I paused before answering. “No. Her mother and I were friends first and then a friendship just naturally developed with Amy. Even when I moved to California, we kept in touch.” Now I wondered if there might be something wrong with me.  

“So, what do you do when you visit her in New York?” 

“Not much,” I answered. “It takes half an hour just to walk up the steps to her flat. She lives in an old tenement building on the Lower East Side. Her bathtub is in her kitchen. There’s no elevator, no air conditioning, no closet and no view unless you count the smokestacks of Con Edison.”  

“Sounds awful,” said my brother. He stopped peering at me and studied the dessert menu. “And what does Amy do for a living?”  

“She’s a lawyer,” I said. “She makes more in one year than I make in five. She wears expensive pantsuits to work and tight jeans and spiked high-heeled shoes on the weekends. She knows all the trendiest restaurants in Manhattan.”  

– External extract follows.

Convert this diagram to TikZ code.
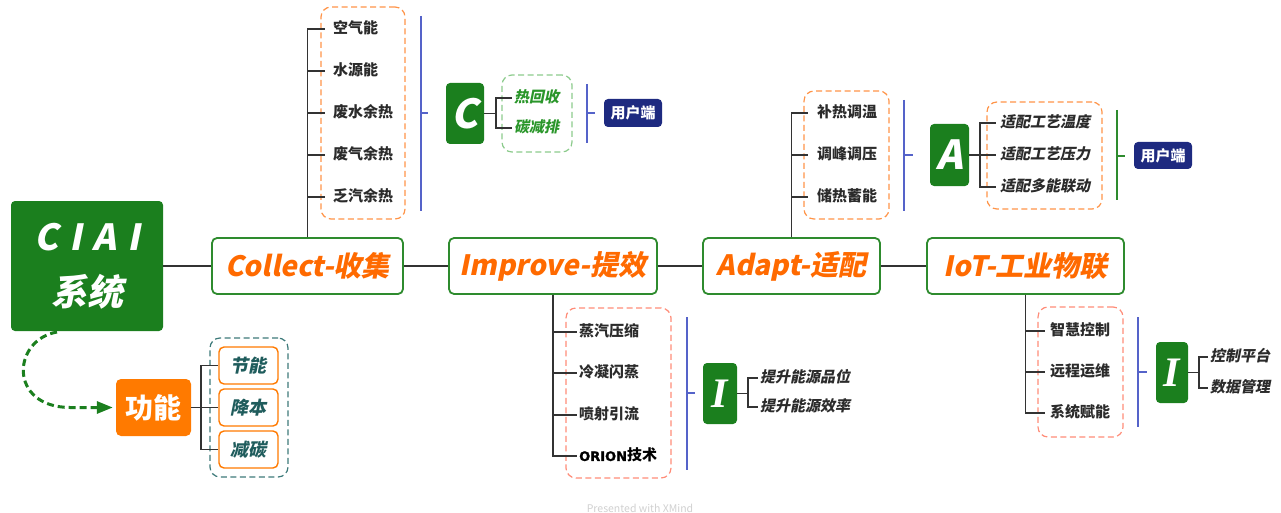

I thought back twenty years ago to when Amy was a curious, outgoing, three-foot-tall, freckle-faced redhead. Now she towers over me, especially when she wears her pointy Pradas. I see her at least twice a year, on my bi-annual visits to the East Coast. She’s the one I call when I need a place to stay after a late night or early morning flight. She can afford to live in a better neighborhood and in a place with an enclosed shower, but she prefers the excitement and bohemia of the Lower East Side. When I stay with Amy I feel cool myself, even though I am 51 years old and wear relaxed fit jeans.  

“You need tighter pants,” Amy said when I arrived at her apartment on Monday. “Something that shows off your butt.” She was lying on the floor, pulling on her jeans. They were so tight, that when she stood up she could barely breathe. “Like these,” she said, turning to show me her backside, encased in the stretched denim.  

“I don’t think so,” I said. 

“And you need heels.” She’d frowned at my feet, encased in old running shoes. “And no fleece,” she added, fingering my vest. 

“No fleece?” I asked. “I don’t own anything but fleece. I live in Northern California. We wear fleece.” 

“I know,” said Amy. “Why do you think I never moved there?” 

“Because of fleece?” 

“Yes, fleece.” She slung a big black leather purse over her shoulder. She reached out and patted the top of my head affectionately. “Come on, let’s go.” I followed her out the door of her apartment. She strode down the hallway, the click of her heels echoing up and down the ancient stairwell. I was quiet and contemplative in my sneakers, fleece vest and relaxed fit jeans. Our roles were reversed. I was the student and Amy was my teacher. There was no doubt that Amy was hipper than I. But I was the one in the most comfortable shoes and pants.